L’allora capitano della Marina – oltre a vantare ben quattro missioni – era infatti stato uno dei primi tre astronauti ad aver visto la faccia nascosta della Luna, nonché appunto l’unico uomo ad essere stato in orbita attorno al nostro satellite per due volte, prima con l’Apollo 8 e poi con l’Apollo 13.
Il 13, appunto: l’allunaggio che non avvenne, “l’insuccesso di successo” che se pure non portò Lovell e Haise a calpestare la superficie lunare divenne un’impresa a se stante – e in grado di risvegliare l’interesse dell’opinione pubblica mondiale per un programma spaziale che era oramai diventato una specie di routine.
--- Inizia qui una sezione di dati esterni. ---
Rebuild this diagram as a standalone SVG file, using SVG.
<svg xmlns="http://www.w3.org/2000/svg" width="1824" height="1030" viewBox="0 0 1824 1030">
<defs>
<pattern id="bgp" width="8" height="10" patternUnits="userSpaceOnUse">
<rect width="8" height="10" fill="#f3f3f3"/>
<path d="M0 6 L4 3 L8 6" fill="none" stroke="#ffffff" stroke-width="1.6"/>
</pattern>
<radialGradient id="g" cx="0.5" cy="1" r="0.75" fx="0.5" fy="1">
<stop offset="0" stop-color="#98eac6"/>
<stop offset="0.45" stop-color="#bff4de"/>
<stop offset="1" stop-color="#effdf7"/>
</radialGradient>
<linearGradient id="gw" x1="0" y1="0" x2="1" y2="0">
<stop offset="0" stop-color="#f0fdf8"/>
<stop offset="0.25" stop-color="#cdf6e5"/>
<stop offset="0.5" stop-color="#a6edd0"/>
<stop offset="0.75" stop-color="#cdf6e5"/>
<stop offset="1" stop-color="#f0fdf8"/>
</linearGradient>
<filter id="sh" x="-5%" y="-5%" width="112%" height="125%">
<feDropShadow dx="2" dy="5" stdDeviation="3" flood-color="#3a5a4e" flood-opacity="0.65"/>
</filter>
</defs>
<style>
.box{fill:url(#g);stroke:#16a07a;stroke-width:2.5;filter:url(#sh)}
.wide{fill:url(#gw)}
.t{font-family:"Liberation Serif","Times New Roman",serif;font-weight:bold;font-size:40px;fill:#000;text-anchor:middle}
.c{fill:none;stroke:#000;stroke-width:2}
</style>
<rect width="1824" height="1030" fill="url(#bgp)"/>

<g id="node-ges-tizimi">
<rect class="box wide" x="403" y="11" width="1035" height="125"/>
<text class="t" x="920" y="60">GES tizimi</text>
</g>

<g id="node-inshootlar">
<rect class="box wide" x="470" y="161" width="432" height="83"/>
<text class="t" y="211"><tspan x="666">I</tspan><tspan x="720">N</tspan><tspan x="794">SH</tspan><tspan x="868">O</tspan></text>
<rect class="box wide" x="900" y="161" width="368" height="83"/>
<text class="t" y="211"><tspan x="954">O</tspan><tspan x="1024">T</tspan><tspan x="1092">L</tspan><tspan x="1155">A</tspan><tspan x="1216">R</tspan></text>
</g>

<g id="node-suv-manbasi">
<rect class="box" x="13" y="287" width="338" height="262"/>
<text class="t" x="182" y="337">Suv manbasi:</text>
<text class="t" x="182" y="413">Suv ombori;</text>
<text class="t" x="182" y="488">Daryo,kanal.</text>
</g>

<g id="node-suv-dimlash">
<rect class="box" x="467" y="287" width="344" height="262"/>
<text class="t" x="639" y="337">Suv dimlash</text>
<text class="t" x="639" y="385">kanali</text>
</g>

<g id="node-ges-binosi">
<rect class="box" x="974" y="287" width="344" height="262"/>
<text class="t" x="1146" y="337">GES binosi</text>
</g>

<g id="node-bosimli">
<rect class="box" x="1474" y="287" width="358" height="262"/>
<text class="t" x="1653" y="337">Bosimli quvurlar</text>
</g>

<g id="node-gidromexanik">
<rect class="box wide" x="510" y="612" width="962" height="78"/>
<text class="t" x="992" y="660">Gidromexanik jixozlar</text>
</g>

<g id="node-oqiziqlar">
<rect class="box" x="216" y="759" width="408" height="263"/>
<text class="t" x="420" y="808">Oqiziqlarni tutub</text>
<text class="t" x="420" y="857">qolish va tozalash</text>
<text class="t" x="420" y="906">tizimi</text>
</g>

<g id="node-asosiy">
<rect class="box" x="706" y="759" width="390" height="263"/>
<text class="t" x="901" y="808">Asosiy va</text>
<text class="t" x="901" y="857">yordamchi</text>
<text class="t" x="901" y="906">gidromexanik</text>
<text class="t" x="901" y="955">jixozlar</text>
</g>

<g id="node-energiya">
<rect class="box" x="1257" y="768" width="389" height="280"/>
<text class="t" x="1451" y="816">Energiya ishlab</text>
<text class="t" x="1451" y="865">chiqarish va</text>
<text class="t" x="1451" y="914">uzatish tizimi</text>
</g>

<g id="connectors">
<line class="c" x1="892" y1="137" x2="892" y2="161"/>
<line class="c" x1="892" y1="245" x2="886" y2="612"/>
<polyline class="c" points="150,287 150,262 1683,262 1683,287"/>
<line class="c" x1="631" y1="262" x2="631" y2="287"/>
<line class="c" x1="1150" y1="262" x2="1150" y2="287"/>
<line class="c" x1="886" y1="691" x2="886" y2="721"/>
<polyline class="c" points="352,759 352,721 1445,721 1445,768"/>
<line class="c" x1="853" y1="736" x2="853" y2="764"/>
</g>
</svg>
“Houston abbiamo un problema” è diventata una frase simbolo della corsa allo spazio, seconda solo al “piccolo passo” di Neil Armstrong: il primo successo e il primo (e unico) fallimento del programma Apollo – e d’altronde a sessant’anni di distanza si fa fatica a ricordare i nomi degli “altri”: gli altri quindici astronauti che hanno camminato sulla Luna dopo Apollo 11.
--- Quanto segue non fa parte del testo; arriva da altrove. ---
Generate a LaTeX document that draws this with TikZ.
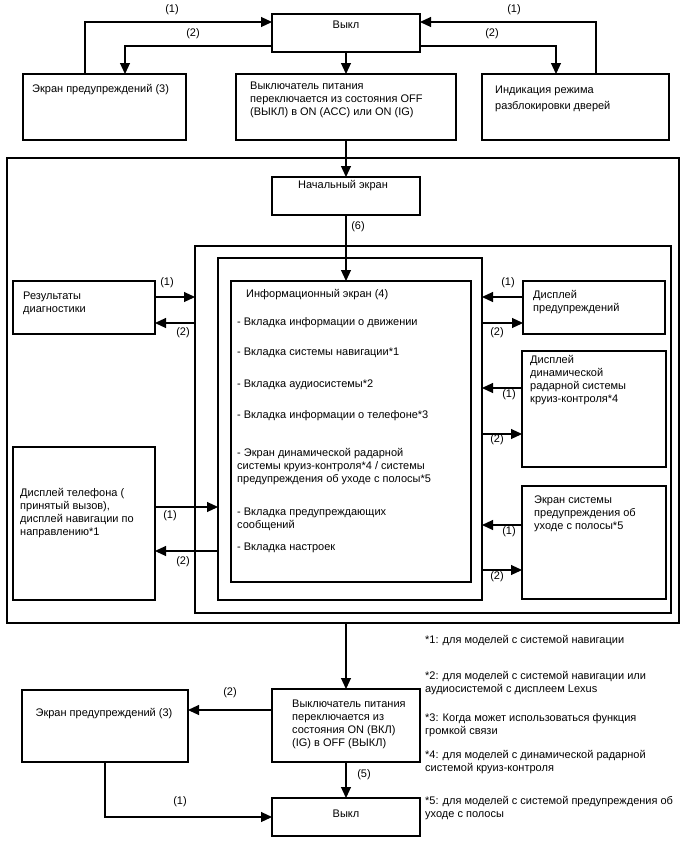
\documentclass[tikz,border=0pt]{standalone}
\usepackage{fontspec}
\setmainfont{Liberation Sans}
\usetikzlibrary{arrows.meta}
\newcommand\mybox[5]{\node[box, minimum width={#4-#2}, minimum height={#5-#3}] (#1) at (#2,#3) {};}
\begin{document}
\begin{tikzpicture}[x=1pt,y=-1pt,
  box/.style={draw, line width=1.1pt, inner sep=0pt, outer sep=0pt, anchor=north west},
  txt/.style={font=\fontsize{11}{13}\selectfont, inner sep=0pt, align=left, anchor=west},
  lbl/.style={font=\fontsize{11}{13}\selectfont, inner sep=0pt},
  arr/.style={line width=1.1pt, -{Triangle[length=11pt,width=10pt]}}]
\useasboundingbox (0,0) rectangle (688,852);
% boxes
\mybox{off1}{272}{14}{420}{52}
\mybox{warn1}{23}{74}{186}{140}
\mybox{sw1}{236}{74}{456}{140}
\mybox{unlock}{482}{74}{669}{140}
\mybox{outer}{7}{158}{679}{623}
\mybox{start}{272}{177}{420}{215}
\mybox{boxA}{195}{246}{671}{613}
\mybox{boxB}{218}{258}{482}{600}
\mybox{info}{231}{281}{471}{582}
\mybox{res}{13}{281}{155}{334}
\mybox{phone}{13}{447}{155}{600}
\mybox{dw}{523}{281}{665}{334}
\mybox{acc}{522}{351}{666}{467}
\mybox{lda}{522}{486}{666}{599}
\mybox{sw2}{272}{689}{420}{762}
\mybox{warn2}{22}{690}{188}{762}
\mybox{off2}{272}{798}{420}{836}
% texts
\node[lbl] (t-off1) at (346,25) {Выкл};
\node[txt] (t-warn1) at (32,90) {Экран предупреждений (3)};
\node[txt] (t-sw1) at (250,100) {Выключатель питания\\переключается из состояния OFF\\(ВЫКЛ) в ON (ACC) или ON (IG)};
\node[txt, font=\fontsize{11}{16}\selectfont] (t-unlock) at (495,99) {Индикация режима\\разблокировки дверей};
\node[lbl] (t-start) at (343,186) {Начальный экран};
\node[txt] (t-info0) at (246,295) {Информационный экран (4)};
\node[txt] (t-info1) at (237,323) {- Вкладка информации о движении};
\node[txt] (t-info2) at (237,353) {- Вкладка системы навигации*1};
\node[txt] (t-info3) at (237,385) {- Вкладка аудиосистемы*2};
\node[txt] (t-info4) at (237,416) {- Вкладка информации о телефоне*3};
\node[txt] (t-info5) at (237,467) {- Экран динамической радарной\\системы круиз-контроля*4 / системы\\предупреждения об уходе с полосы*5};
\node[txt] (t-info6) at (237,519.5) {- Вкладка предупреждающих\\сообщений};
\node[txt] (t-info7) at (237,548) {- Вкладка настроек};
\node[txt] (t-res) at (23,303.5) {Результаты\\диагностики};
\node[txt] (t-phone) at (20,513) {Дисплей телефона (\\принятый вызов),\\дисплей навигации по\\направлению*1};
\node[txt] (t-dw) at (533,302.5) {Дисплей\\предупреждений};
\node[txt] (t-acc) at (530,380.5) {Дисплей\\динамической\\радарной системы\\круиз-контроля*4};
\node[txt] (t-lda) at (534,513.5) {Экран системы\\предупреждения об\\уходе с полосы*5};
\node[txt] (t-sw2) at (292,724.5) {Выключатель питания\\переключается из\\состояния ON (ВКЛ)\\(IG) в OFF (ВЫКЛ)};
\node[lbl] (t-warn2) at (104,714) {Экран предупреждений (3)};
\node[lbl] (t-off2) at (346,814) {Выкл};
% footnotes
\node[txt] (f1) at (425,641) {*1: для моделей с системой навигации};
\node[txt] (f2) at (425,683.5) {*2: для моделей с системой навигации или\\аудиосистемой с дисплеем Lexus};
\node[txt] (f3) at (425,725.5) {*3: Когда может использоваться функция\\громкой связи};
\node[txt] (f4) at (425,762.5) {*4: для моделей с динамической радарной\\системой круиз-контроля};
\node[txt] (f5) at (425,808.5) {*5: для моделей с системой предупреждения об\\уходе с полосы};
% connectors
\draw[arr] (85,0 |- warn1.north) |- (off1.west |- 0,22);
\draw[arr] (off1.west |- 0,46) -| (125,0 |- warn1.north);
\draw[arr] (596,0 |- unlock.north) |- (off1.east |- 0,22);
\draw[arr] (off1.east |- 0,46) -| (556,0 |- unlock.north);
\draw[arr] (off1.south) -- (sw1.north);
\draw[arr] (sw1.south) -- (start.north);
\draw[arr] (start.south) -- (start.south |- info.north);
\draw[arr] (res.east |- 0,297) -- (boxA.west |- 0,297);
\draw[arr] (boxA.west |- 0,323) -- (res.east |- 0,323);
\draw[arr] (phone.east |- 0,507) -- (boxB.west |- 0,507);
\draw[arr] (boxB.west |- 0,551) -- (phone.east |- 0,551);
\draw[arr] (dw.west |- 0,297) -- (boxB.east |- 0,297);
\draw[arr] (boxB.east |- 0,323) -- (dw.west |- 0,323);
\draw[arr] (acc.west |- 0,388) -- (boxB.east |- 0,388);
\draw[arr] (boxB.east |- 0,434) -- (acc.west |- 0,434);
\draw[arr] (lda.west |- 0,525) -- (boxB.east |- 0,525);
\draw[arr] (boxB.east |- 0,570) -- (lda.west |- 0,570);
\draw[arr] (sw2.north |- outer.south) -- (sw2.north);
\draw[arr] (sw2.west |- 0,710) -- (warn2.east |- 0,710);
\draw[arr] (105,0 |- warn2.south) |- (off2.west);
\draw[arr] (sw2.south) -- (off2.north);
% labels
\node[lbl] (a1) at (172,10) {(1)};
\node[lbl] (a2) at (193,34) {(2)};
\node[lbl] (a3) at (514,10) {(1)};
\node[lbl] (a4) at (492,34) {(2)};
\node[lbl] (a5) at (358,227) {(6)};
\node[lbl] (a6) at (167,283) {(1)};
\node[lbl] (a7) at (183,333) {(2)};
\node[lbl] (a8) at (170,516) {(1)};
\node[lbl] (a9) at (183,562) {(2)};
\node[lbl] (a10) at (508,283) {(1)};
\node[lbl] (a11) at (497,333) {(2)};
\node[lbl] (a12) at (509,395) {(1)};
\node[lbl] (a13) at (497,440) {(2)};
\node[lbl] (a14) at (509,532) {(1)};
\node[lbl] (a15) at (497,577) {(2)};
\node[lbl] (a16) at (230,693) {(2)};
\node[lbl] (a17) at (180,802) {(1)};
\node[lbl] (a18) at (364,775) {(5)};
\end{tikzpicture}
\end{document}
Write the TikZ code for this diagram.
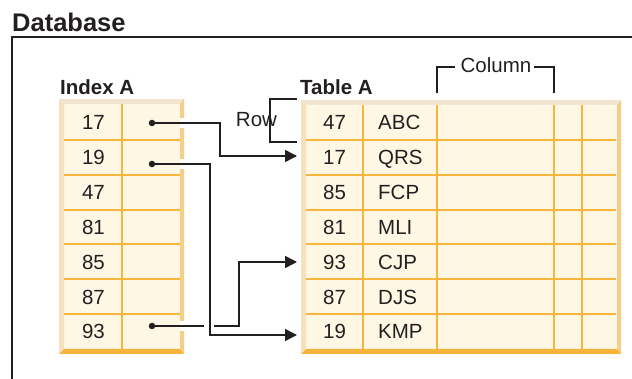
\documentclass[tikz,border=0pt]{standalone}
\usepackage{fontspec}
\setmainfont{Liberation Sans}
\usetikzlibrary{arrows.meta}
\definecolor{ink}{HTML}{231F20}
\definecolor{cellfill}{HTML}{FEF7E4}
\definecolor{gridline}{HTML}{F7B73C}
\definecolor{bevtop}{HTML}{F2E6D2}
\definecolor{bevleft}{HTML}{F5E1BE}
\definecolor{bevright}{HTML}{F6CE8A}
\definecolor{bevbot}{HTML}{F6B43A}
% bevelled table body: left, top, right, bottom
\newcommand{\bevbox}[4]{%
  \fill[cellfill] (#1,#2) rectangle (#3,#4);
  \fill[bevtop] (#1,#2) -- (#3,#2) -- (#3-4,#2+5) -- (#1+5,#2+5) -- cycle;
  \fill[bevleft] (#1,#2) -- (#1+5,#2+5) -- (#1+5,#4-5) -- (#1,#4) -- cycle;
  \fill[bevright] (#3,#2) -- (#3,#4) -- (#3-4,#4-5) -- (#3-4,#2+5) -- cycle;
  \fill[bevbot] (#1,#4) -- (#1+5,#4-5) -- (#3-4,#4-5) -- (#3,#4) -- cycle;
}
\begin{document}
\begin{tikzpicture}[x=1pt,y=-1pt,
    font=\fontsize{20.5}{24}\selectfont,
    title/.style={anchor=base west, inner sep=0, font=\fontsize{20.5}{24}\selectfont\bfseries, text=ink},
    keycell/.style={anchor=base, inner sep=0, text=ink},
    namecell/.style={anchor=base west, inner sep=0, text=ink},
    grid/.style={draw=gridline, line width=2pt},
    link/.style={draw=ink, line width=1.5pt},
    tip/.style={-{Triangle[length=12pt,width=12pt]}},
    dot/.style={circle, fill=ink, inner sep=0, minimum size=6.5pt},
    gap/.style={fill=white}]
\useasboundingbox (0,0) rectangle (632,379);

% frame
\node[anchor=base west, inner sep=0, font=\fontsize{25.5}{30}\selectfont\bfseries, text=ink] (db) at (12,32) {Database};
\draw[ink, line width=2pt] (12,385) -- (12,37) -- (640,37);

% index
\node[title] (idxtitle) at (60,95) {Index A};
\bevbox{59}{99}{184}{354}
\foreach \i in {1,...,6}
  \draw[grid] (64,105+34.86*\i) -- (180,105+34.86*\i);
\draw[grid] (122,104) -- (122,349);
\foreach \k [count=\i] in {17,19,47,81,85,87,93}
  \node[keycell] (ix\i) at (93.5,105+34.86*\i-17.43+7.35) {\k};

% table
\node[title] (tabtitle) at (300,95) {Table A};
\bevbox{301}{100}{621}{354}
\foreach \i in {1,...,6}
  \draw[grid] (306,105+34.86*\i) -- (616,105+34.86*\i);
\foreach \x in {363,437,554,582}
  \draw[grid] (\x,105) -- (\x,349);
\foreach \k/\n [count=\i] in {47/ABC,17/QRS,85/FCP,81/MLI,93/CJP,87/DJS,19/KMP} {
  \node[keycell] (tk\i) at (334.5,105+34.86*\i-17.43+7.35) {\k};
  \node[namecell] (tn\i) at (378,105+34.86*\i-17.43+7.35) {\n};
}

% row and column brackets
\node[keycell] (rowlbl) at (256.5,127) {Row};
\draw[ink, line width=1.5pt] (297,99) -- (270,99) -- (270,142) -- (297,142);
\node[keycell] (collbl) at (496,73) {Column};
\draw[ink, line width=1.5pt] (437,93) -- (437,67) -- (455,67);
\draw[ink, line width=1.5pt] (534,67) -- (554,67) -- (554,93);

% pointers
\node[dot] (d1) at (152,123) {};
\node[dot] (d2) at (152,164) {};
\node[dot] (d7) at (152,326) {};
\coordinate (b1) at (220,156);
\coordinate (b2) at (210,335);
\coordinate (b3) at (239,262);
\coordinate (t2) at (297,156);
\coordinate (t5) at (297,262);
\coordinate (t7) at (297,335);
\foreach \y in {123,164,326}
  \fill[gap] (179.5,\y-5) rectangle (185,\y+5);

\draw[link,tip] (d1.center) -| (b1) -- (t2);
\draw[link,tip] (d7.center) -| (b3) -- (t5);
\fill[gap] (203.5,321) rectangle (214,331);
\draw[link,tip] (d2.center) -| (b2) -- (t7);
\end{tikzpicture}
\end{document}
Un club al quale Lovell per anni si era rammaricato di non aver potuto far parte, nonostante il suo curriculum. Entrato alla Nasa nel secondo gruppo di astronauti (“i nuovi nove”) selezionati nel 1962, alla fine del programma Mercury, aveva partecipato a due missioni Gemini: la VII, ben due settimane di volo orbitale (in uno spazio angusto descritto dalla stampa come “i sedili anteriori di un Maggiolino”) e la XII, di cui fu comandante.
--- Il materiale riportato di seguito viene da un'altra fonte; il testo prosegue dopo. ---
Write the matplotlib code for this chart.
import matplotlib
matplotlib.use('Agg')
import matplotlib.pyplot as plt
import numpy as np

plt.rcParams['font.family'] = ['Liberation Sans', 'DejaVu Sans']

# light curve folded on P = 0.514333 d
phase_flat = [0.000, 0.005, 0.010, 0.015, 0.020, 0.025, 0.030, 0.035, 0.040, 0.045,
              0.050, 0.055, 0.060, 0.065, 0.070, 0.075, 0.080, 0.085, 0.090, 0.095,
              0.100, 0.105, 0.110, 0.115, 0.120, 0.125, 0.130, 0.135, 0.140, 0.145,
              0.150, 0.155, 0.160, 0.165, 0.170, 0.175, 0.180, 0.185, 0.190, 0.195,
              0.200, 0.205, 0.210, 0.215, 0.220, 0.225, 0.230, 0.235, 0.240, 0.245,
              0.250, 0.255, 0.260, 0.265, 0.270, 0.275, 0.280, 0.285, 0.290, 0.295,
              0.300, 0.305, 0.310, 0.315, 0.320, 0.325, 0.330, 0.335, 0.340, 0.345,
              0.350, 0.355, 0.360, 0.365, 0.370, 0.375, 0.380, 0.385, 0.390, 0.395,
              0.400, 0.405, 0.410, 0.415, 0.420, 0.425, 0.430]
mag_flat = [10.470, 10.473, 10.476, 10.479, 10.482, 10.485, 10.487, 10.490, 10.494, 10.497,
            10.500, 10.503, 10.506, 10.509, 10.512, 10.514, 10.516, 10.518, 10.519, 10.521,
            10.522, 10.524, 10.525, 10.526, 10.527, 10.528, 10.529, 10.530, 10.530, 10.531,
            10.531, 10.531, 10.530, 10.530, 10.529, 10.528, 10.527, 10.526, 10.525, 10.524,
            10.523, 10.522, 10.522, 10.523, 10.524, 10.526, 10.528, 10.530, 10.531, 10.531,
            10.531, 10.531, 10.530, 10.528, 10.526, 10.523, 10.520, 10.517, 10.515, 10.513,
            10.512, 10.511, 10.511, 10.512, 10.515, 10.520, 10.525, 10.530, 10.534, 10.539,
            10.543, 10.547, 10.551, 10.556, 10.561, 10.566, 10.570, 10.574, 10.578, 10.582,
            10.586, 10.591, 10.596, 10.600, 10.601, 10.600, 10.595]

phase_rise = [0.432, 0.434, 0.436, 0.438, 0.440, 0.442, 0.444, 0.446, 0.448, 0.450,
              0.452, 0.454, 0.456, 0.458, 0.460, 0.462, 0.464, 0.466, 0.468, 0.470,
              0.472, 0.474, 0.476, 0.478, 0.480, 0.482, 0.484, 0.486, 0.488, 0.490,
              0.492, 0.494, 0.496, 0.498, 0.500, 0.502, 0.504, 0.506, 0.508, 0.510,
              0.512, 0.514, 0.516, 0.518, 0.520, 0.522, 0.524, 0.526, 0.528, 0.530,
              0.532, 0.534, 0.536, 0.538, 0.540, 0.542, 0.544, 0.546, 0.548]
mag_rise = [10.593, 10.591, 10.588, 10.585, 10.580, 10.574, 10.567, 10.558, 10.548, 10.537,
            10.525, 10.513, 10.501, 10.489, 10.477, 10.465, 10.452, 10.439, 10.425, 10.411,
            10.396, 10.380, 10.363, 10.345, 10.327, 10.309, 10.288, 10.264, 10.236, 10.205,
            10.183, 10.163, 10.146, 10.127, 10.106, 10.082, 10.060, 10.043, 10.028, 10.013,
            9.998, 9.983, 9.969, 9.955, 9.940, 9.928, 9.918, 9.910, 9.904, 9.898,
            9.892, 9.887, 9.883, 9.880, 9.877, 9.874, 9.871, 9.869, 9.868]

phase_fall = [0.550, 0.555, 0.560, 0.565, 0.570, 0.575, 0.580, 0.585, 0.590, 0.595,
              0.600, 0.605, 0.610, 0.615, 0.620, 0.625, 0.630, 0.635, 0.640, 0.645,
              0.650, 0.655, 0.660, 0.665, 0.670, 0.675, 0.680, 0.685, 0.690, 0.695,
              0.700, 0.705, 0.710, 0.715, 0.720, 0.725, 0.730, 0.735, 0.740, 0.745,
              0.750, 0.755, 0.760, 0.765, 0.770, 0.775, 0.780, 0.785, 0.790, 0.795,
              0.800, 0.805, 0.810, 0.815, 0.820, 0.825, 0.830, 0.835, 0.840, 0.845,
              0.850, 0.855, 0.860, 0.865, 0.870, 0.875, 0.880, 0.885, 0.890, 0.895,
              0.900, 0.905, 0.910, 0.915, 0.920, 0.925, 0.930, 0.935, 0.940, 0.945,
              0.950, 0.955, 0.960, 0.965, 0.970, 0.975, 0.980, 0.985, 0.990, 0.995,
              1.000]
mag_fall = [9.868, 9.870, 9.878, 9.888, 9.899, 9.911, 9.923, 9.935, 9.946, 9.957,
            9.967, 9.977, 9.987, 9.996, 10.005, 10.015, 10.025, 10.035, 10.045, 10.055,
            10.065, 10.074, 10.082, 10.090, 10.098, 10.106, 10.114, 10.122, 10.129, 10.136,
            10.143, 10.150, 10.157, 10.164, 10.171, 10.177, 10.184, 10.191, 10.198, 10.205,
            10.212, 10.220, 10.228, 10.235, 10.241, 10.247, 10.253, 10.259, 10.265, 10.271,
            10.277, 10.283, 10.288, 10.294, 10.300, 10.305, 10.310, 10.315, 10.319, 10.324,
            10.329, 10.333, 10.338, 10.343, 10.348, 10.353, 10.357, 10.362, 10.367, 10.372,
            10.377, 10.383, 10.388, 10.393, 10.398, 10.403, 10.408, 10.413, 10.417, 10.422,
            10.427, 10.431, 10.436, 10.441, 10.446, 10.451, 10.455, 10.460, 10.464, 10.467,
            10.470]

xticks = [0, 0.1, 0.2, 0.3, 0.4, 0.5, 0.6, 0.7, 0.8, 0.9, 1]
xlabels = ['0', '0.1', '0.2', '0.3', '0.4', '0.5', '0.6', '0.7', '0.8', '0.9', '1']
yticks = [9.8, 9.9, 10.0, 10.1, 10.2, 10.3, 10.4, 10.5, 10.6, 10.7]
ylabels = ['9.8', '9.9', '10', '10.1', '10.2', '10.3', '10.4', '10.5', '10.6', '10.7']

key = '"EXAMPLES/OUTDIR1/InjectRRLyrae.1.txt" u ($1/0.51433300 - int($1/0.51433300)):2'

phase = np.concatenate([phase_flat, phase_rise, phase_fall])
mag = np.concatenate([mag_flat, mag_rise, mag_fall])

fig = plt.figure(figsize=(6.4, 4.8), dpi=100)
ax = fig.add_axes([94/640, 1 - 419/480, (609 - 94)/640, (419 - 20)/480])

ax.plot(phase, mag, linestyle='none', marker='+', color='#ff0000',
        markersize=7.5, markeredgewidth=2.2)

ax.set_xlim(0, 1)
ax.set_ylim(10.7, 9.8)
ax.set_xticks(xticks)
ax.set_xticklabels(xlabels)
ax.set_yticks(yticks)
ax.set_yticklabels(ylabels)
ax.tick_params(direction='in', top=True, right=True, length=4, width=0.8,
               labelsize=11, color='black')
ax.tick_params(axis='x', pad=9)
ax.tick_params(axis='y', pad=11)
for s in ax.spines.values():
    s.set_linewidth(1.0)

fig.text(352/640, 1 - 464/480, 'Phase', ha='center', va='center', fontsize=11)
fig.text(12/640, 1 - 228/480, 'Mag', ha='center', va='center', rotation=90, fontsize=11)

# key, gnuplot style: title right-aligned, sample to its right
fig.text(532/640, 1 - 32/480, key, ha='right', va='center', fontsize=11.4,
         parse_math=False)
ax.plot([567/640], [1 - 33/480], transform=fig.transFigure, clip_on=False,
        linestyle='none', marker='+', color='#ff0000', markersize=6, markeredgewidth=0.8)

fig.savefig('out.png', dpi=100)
Ma la missione che Lovell ricordava con maggior enfasi fu l’Apollo 8: il primo volo orbitale attorno alla Luna, nel Natale del 1968, in cui il pilota del modulo lunare Bill Anders scattò la leggendaria foto “Earthrise”, la Terra che sorge. Lovell da parte sua raccontò che guardando il nostro pianeta dall’oblò a un certo punto allungo il braccio e lo coprì con il pollice: “Mi resi conto che dietro al mio pollice c’erano tre miliardi e mezzo di persone e tutto quello che conoscevo, e all’improvviso ebbi una percezione differente della vita in generale e del mio ruolo all’interno di essa”. Dopo Apollo 13 la Nasa propose a Lovell (e a Haise) il comando di una futura missione (che peraltro dopo i tagli al bilancio non si sarebbe mai materializzata) ma Lovell decise che quattro voli erano più che sufficienti e nel 1973 lasciò l’agenzia; vent’anni dopo entrò nella Hall of Fame degli astronauti e nel 1995 ricevette la Medaglia del Congresso da Bill Clinton.
Il passato tuttavia non passa mai del tutto e Lovell accettò un cameo nel kolossal “Apollo 13” di Tom Hanks, che lo interpretava: compare al termine del film come il comandante della portaerei “Iwo Jima”, inviata a recuperare l’equipaggio ammarato nel Pacifico.